Daza, Evans and colleagues propose that all albies lived in a similar way. The claws, forward-facing eyes and other skeletal details of related species indicate that these animals were more like chameleons in habit than toads. “In external appearance,” the researchers write in the new paper, “albanerpetontids probably resembled tiny lizards more than salamanders.”
“The idea of albanerpetontids as chameleon-like, tree-dwelling, sit-and-wait predators is certainly a novel and exciting hypothesis,” DeMar says. Thanks to a small set of fossils, these amphibians have moved from the ground to the trees. And while albies may remain rare, the Yaksha fossils will act as a keystone to compare future finds against.
“The authors make a convincing case,” adds Gardner. Now that the Myanmar fossils have offered a better look at albanerpetontids, for instance, the rod-like bones seen in previously discovered fossils in Spain and Italy indicate similar, ballistic-tongued abilities. The question, Gardner says, is when albies evolved these traits, which will come into focus with new finds and reanalysis of previously-discovered fossils.

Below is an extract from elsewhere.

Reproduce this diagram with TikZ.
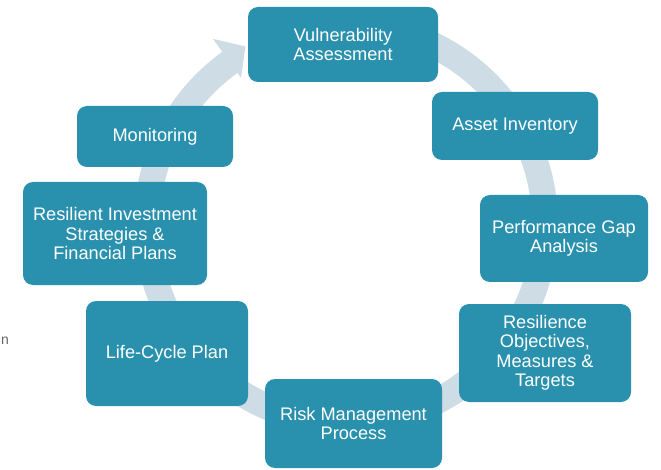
\documentclass[tikz,border=0pt]{standalone}
\usepackage{fontspec}
\setmainfont{Liberation Sans}
\definecolor{boxteal}{RGB}{41,145,173}
\definecolor{ringgray}{RGB}{206,221,229}
\begin{document}
\begin{tikzpicture}[x=1pt,y=1pt,
  stagebox/.style={fill=boxteal, rounded corners=10pt, text=white, align=center,
    inner sep=0pt, font=\fontsize{18.2}{19.5}\selectfont},
  ring/.style={fill=ringgray}]
\useasboundingbox (0,0) rectangle (661,469);
% circular arrow
\begin{scope}[shift={(346pt,245pt)}]
\fill[ring] (100:212pt) arc[start angle=100, end angle=-234.3, radius=212pt]
  -- (-234.3:228pt) -- (-240.5:204pt) -- (-234.3:180pt) -- (-234.3:186pt)
  arc[start angle=-234.3, end angle=100, radius=186pt] -- cycle;
\end{scope}
% stages
\node[stagebox, minimum width=190pt, minimum height=75pt] (va) at (343,424.5) {Vulnerability\\Assessment};
\node[stagebox, minimum width=166pt, minimum height=68pt] (ai) at (515,343) {Asset Inventory};
\node[stagebox, minimum width=168pt, minimum height=87pt] (pg) at (564,230.5) {Performance Gap\\Analysis};
\node[stagebox, minimum width=172pt, minimum height=98pt] (ro) at (545,116) {Resilience\\Objectives,\\Measures \&\\Targets};
\node[stagebox, minimum width=177pt, minimum height=89pt] (rm) at (353.5,45.5) {Risk Management\\Process};
\node[stagebox, minimum width=162pt, minimum height=105pt] (lc) at (167,115.5) {Life-Cycle Plan};
\node[stagebox, minimum width=184pt, minimum height=103pt] (ri) at (115,235.5) {Resilient Investment\\Strategies \&\\Financial Plans};
\node[stagebox, minimum width=156pt, minimum height=61pt] (mo) at (155,332.5) {Monitoring};
% cut-off text fragment at left edge
\node[text=black!60, font=\fontsize{14}{16}\selectfont, inner sep=0pt] (frag) at (5,128) {n};
\end{tikzpicture}
\end{document}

These amber fossils are not without controversy. Insects, lizards, birds, parts of dinosaurs and other remnants of prehistoric life often fetch high prices from collectors, to the tune of millions of dollars every year. The Myanmar state of Kachin, where the amber comes from, has experienced much bloodshed between the government-run military and resistance forces over who controls the amber. The fossils are often gathered under unfair and dangerous working conditions before being smuggled out of country for sale, often with little information about how they were collected or who profits from their sale.
The ethical debate around these fossils was brought to the fore earlier this year when a supposed bird in Myanmar amber not only turned out to be a misidentified lizard, but had no documentation of ethical collection practices. Myanmar amber that makes it to market often lacks the necessary information to know how the pieces were collected and transported, and some paleontologists have been increasingly vocal that such undocumented finds should not be purchased or published on if scientists aren’t sure about whether they may have fueled conflict.

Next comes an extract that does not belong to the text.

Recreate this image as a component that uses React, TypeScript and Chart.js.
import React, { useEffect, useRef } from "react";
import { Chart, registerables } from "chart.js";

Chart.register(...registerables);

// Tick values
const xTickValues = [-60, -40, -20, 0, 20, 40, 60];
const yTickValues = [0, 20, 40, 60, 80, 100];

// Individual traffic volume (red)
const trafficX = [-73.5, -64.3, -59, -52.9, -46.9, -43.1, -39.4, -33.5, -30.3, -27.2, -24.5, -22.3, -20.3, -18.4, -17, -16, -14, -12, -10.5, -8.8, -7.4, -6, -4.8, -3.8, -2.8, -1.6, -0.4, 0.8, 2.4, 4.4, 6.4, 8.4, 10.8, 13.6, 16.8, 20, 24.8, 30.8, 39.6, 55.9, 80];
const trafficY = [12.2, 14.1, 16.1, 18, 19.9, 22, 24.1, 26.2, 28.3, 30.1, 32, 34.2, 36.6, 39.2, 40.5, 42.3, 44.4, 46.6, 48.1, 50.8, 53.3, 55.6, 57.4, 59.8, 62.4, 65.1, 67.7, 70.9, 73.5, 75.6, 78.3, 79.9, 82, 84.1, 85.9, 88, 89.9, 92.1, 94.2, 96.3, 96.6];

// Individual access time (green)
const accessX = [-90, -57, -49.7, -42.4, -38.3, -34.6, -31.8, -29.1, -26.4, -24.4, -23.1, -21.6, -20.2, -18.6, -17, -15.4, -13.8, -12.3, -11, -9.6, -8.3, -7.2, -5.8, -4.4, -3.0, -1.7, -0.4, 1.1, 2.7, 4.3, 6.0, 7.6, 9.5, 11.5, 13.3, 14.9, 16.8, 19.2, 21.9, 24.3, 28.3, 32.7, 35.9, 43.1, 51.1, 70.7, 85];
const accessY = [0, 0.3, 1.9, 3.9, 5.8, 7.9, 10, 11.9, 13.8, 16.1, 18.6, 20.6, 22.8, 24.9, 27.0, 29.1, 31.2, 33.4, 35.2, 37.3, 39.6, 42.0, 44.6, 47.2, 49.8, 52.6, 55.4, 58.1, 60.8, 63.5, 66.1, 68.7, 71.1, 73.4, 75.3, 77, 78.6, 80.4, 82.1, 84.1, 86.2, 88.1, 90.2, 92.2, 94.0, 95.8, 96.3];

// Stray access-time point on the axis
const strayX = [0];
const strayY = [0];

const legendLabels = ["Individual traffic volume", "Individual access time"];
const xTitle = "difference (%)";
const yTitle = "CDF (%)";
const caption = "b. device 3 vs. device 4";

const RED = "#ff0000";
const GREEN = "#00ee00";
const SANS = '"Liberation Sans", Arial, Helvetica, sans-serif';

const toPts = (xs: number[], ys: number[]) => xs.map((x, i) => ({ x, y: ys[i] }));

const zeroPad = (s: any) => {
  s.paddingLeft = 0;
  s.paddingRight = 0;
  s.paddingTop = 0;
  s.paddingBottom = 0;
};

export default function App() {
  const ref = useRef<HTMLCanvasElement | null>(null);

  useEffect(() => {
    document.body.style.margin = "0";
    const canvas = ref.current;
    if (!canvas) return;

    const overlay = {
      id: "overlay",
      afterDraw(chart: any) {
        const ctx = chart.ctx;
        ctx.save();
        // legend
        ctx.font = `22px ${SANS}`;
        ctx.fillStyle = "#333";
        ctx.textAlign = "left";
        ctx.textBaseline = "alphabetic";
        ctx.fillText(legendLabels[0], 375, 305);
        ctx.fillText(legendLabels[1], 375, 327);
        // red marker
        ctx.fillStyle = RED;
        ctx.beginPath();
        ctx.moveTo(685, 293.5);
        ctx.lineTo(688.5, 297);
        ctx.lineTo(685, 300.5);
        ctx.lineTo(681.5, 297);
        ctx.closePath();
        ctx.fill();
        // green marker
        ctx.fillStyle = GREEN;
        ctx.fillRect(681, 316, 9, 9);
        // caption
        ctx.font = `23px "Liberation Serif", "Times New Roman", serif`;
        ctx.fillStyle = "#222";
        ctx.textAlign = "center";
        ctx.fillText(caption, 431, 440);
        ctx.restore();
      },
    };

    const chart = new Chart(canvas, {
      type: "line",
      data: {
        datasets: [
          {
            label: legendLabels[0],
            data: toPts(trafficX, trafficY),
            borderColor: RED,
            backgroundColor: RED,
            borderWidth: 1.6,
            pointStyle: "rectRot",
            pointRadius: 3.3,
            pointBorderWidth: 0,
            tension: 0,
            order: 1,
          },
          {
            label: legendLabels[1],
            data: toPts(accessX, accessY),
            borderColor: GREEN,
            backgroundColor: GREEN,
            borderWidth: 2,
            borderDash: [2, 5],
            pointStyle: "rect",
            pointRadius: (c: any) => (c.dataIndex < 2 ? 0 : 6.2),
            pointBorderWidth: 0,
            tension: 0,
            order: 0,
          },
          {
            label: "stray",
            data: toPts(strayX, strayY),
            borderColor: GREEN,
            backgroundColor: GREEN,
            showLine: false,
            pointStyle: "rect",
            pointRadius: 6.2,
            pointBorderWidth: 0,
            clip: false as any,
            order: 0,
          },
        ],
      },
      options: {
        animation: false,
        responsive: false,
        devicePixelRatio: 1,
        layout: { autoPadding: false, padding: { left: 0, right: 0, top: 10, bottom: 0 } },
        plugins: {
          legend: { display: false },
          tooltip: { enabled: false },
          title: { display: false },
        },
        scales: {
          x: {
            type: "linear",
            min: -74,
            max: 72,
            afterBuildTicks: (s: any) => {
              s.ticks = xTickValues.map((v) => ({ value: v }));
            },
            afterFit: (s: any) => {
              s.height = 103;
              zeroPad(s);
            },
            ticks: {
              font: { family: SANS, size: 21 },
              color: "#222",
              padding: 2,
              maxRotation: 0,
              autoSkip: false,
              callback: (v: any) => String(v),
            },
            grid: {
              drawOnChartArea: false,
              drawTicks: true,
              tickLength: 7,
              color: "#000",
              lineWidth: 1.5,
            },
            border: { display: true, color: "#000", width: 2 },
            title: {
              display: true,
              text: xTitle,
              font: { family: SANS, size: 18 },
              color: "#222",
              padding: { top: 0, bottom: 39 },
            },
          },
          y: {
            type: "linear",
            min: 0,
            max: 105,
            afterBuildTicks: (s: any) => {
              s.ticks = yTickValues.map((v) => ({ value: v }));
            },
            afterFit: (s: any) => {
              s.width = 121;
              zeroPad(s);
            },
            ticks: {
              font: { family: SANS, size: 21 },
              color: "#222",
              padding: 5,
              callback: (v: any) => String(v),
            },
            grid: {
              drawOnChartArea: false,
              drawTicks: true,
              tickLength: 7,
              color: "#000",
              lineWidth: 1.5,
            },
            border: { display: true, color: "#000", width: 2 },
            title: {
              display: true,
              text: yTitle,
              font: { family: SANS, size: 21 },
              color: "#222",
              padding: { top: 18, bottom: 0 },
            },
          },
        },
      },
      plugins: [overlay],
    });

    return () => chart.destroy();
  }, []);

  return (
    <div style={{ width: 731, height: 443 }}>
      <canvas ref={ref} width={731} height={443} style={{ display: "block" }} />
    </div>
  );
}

But routes exist for the careful and ethical collection of these fossils. Guidelines set by the Society of Vertebrate Paleontology note that researchers should follow “rigorous standards of due diligence to their supply chains, and supply chains must be clearly documented to ensure that products are not derived from the Myanmar military.” Scientists should record not just the identity of the fossil, but where it came from, when it was collected, who transported it to the marketplace, how the fossil was exported and where the fossil will remain for future studies. The authors of the new study state that they worked with these guidelines to make sure the albies did not add profit to the bloodshed in Myanmar.
In the case of the amber-enclosed albies, the fossils will provide context for how the enigmatic amphibians lived for years to come. “These specimens and CT scans will provide a continuing wealth of anatomical information for future studies,” DeMar says.